Bars and restaurants on the Tel Aviv seafront are dotted with Arabs from Jaffa. On Friday night, the common day of rest, there are as many Israeli Arabs strolling along the promenade as there are Israeli Jews. When I remark on the phenomenon, young Israelis shrug as if my observation is too obvious to be worth mentioning. Integration has become a fact of life. Yet 25 years ago, Israeli Arabs were inconspicuous in Jewish towns and 45 years ago, as far as my memory extends, they were invisible.
 
In the first two decades of the state of Israel, until the Six Day War, Arab citizens were penned into pales of settlement, nervously watched by the security services. In the next two decades, they formed a no-man's-land between the Israeli state and the occupied Palestinians on the West Bank and Gaza Strip, their resentful cousins. Torn between kinship and comfort, Israeli Arabs opted on the whole to put head over heart.
 
Over the past 25 years, normalisation has set in. Learning Hebrew at school as an obligatory second language, Israeli Arabs have made careers in most parts of the economy and in academic life. One of the most popular comedy series on commercial Israeli television is entitled Arab Labour.
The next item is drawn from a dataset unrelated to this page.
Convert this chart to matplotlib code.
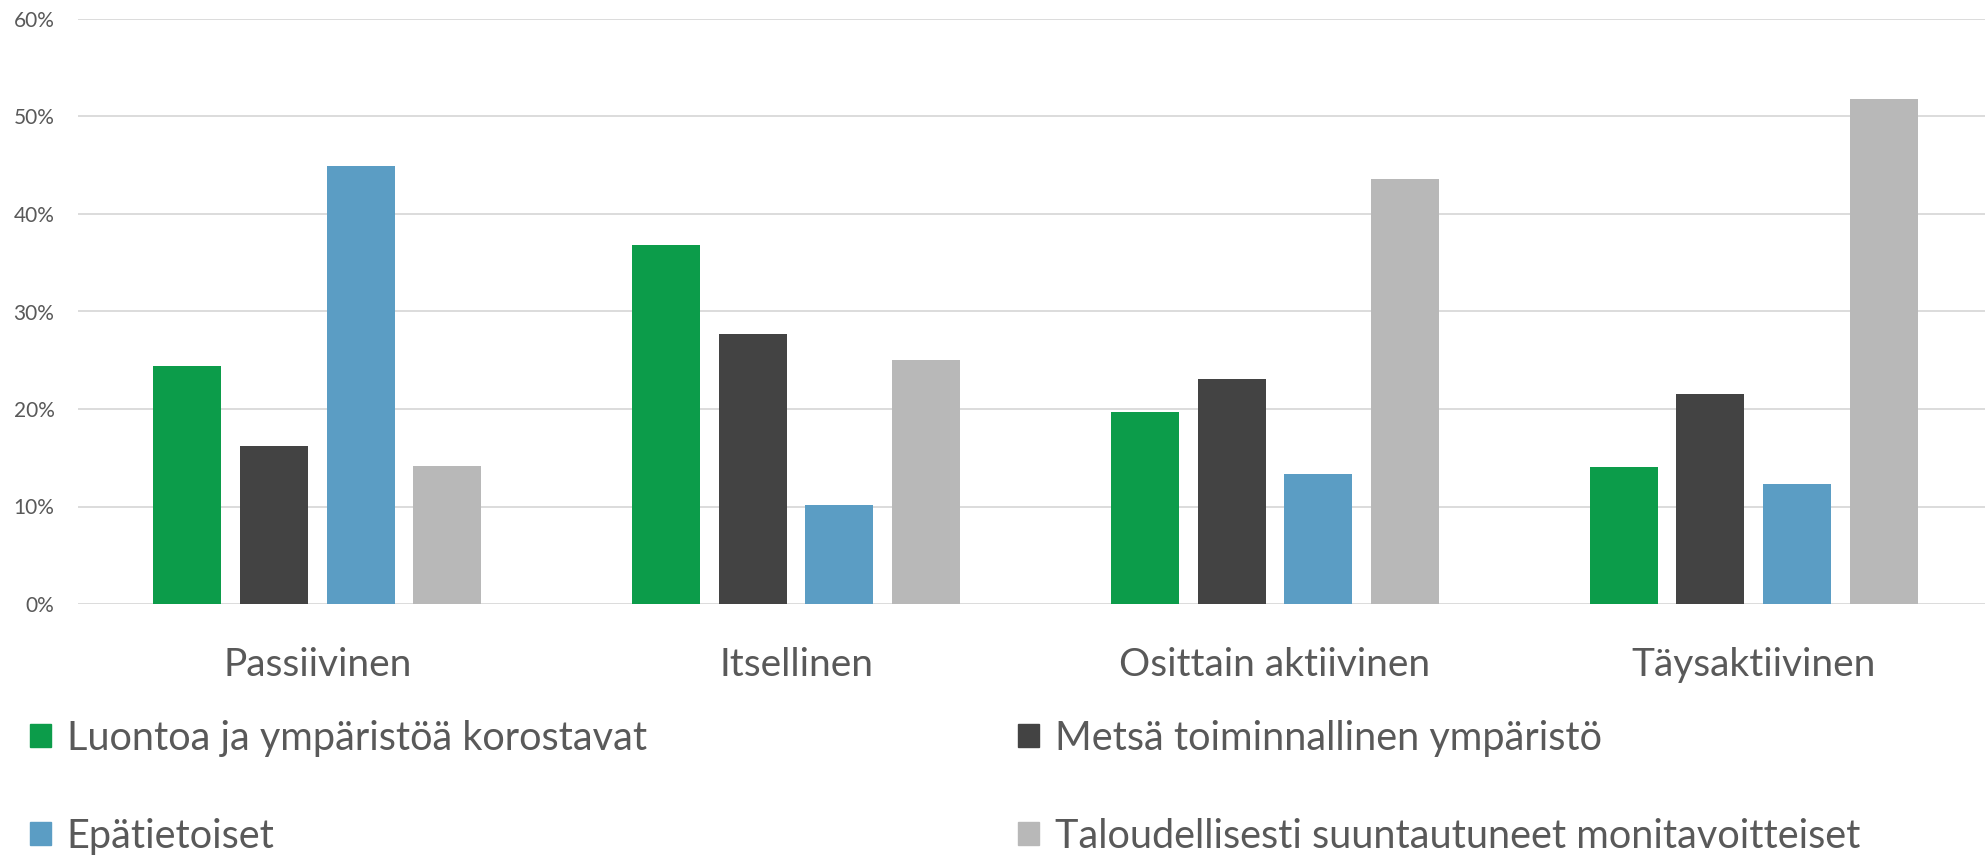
import numpy as np
import matplotlib
matplotlib.use('Agg')
import matplotlib.pyplot as plt
from matplotlib.ticker import PercentFormatter
from matplotlib.patches import Patch

# data
categories = ['Passiivinen', 'Itsellinen', 'Osittain aktiivinen', 'Täysaktiivinen']
series_names = ['Luontoa ja ympäristöä korostavat',
                'Metsä toiminnallinen ympäristö',
                'Epätietoiset',
                'Taloudellisesti suuntautuneet monitavoitteiset']
luontoa = [24.4, 36.8, 19.7, 14.1]
metsa = [16.2, 27.7, 23.1, 21.5]
epatietoiset = [44.9, 10.2, 13.3, 12.3]
taloudellisesti = [14.2, 25.0, 43.6, 51.8]
yticks = [0, 10, 20, 30, 40, 50, 60]

colors = ['#0C9C4A', '#434343', '#5B9DC4', '#B8B8B8']
text_col = '#595959'

plt.rcParams['font.family'] = ['Lato', 'DejaVu Sans']

fig = plt.figure(figsize=(19.85, 8.55), dpi=100)
ax = fig.add_axes([78 / 1985, 251 / 855, 1915 / 1985, 585 / 855])

x = np.arange(len(categories))
bw = 0.142
step = 0.181
all_series = [luontoa, metsa, epatietoiset, taloudellisesti]
for i, vals in enumerate(all_series):
    ax.bar(x + (i - 1.5) * step, vals, width=bw, color=colors[i], zorder=3)

ax.set_xlim(-0.5, 3.5)
ax.set_ylim(0, 60)
ax.set_yticks(yticks)
ax.yaxis.set_major_formatter(PercentFormatter(decimals=0))
ax.set_xticks(x)
ax.set_xticklabels(categories)
ax.grid(axis='y', color='#D9D9D9', linewidth=1.3, zorder=0)
ax.set_axisbelow(True)
for s in ax.spines.values():
    s.set_visible(False)
ax.tick_params(axis='x', length=0, pad=31, labelsize=28, labelcolor=text_col)
ax.tick_params(axis='y', length=0, pad=17, labelsize=15, labelcolor=text_col)

# legend: column-wise, one legend per entry
pos = [(30, 738), (1018, 738), (30, 836), (1018, 836)]
for i, name in enumerate(series_names):
    px, py = pos[i]
    fig.legend(handles=[Patch(color=colors[i])], labels=[name],
               loc='center left', bbox_to_anchor=(px / 1985, 1 - py / 855),
               frameon=False, fontsize=28.5, labelcolor=text_col,
               borderpad=0, borderaxespad=0, handlelength=0.53,
               handleheight=0.53, handletextpad=0.4)

fig.savefig('out.png', dpi=100)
It makes merry with the tensions raised by a middle-class Arab family who move into an urban Israeli apartment block. In the episodes I have seen, Israeli Jews come off worst in the clash of cultures. One of the Arab actors, Mira Awad, has represented Israel at the Eurovision Song Contest. What could be more normal?
 
That is not to pretend that all is rosy. Israeli Arabs are subject to stringent airport and roadside security checks. Some complain of being treated as second-class citizens. A Jaffa driver told me his town had become overpriced and young men could not afford to buy a home. Economic progress and social participation, however, are positive indicators of how the country and the region might function if and when a peace agreement is reached. The Israeli Arabs serve, in this respect, as role models for a postwar utopia.
 
They also refute hostile clichés. The novelist Linda Grant drew attention in the Independent in March to a book by a French academic, Diana Pinto, arguing that Israel is functionally autistic-high-tech and tunnel-visioned, unable to see “the Other.” The vastly increased visibility of Israeli Arabs gives the lie to that theory.
 
It also confounds the perpetual accusation that Israel is somehow an “apartheid state.” If Israel were indeed a society founded on racial supremacy and separation, there would be no Arabs celebrating birthdays in shopping malls, no strollers on the Tel Aviv prom, no automobile millionaires in Galilee and no property boom in Jaffa. The apartheid libel, a propaganda ploy of the pro-Palestine lobby and the anti-Zionist Left, denies the blatant reality that Israel is a fast-evolving, multicultural society with more tolerance for minorities than any of its neighbours (and most European states). The casual confidence of its Arab citizens is testimony to a healthy society.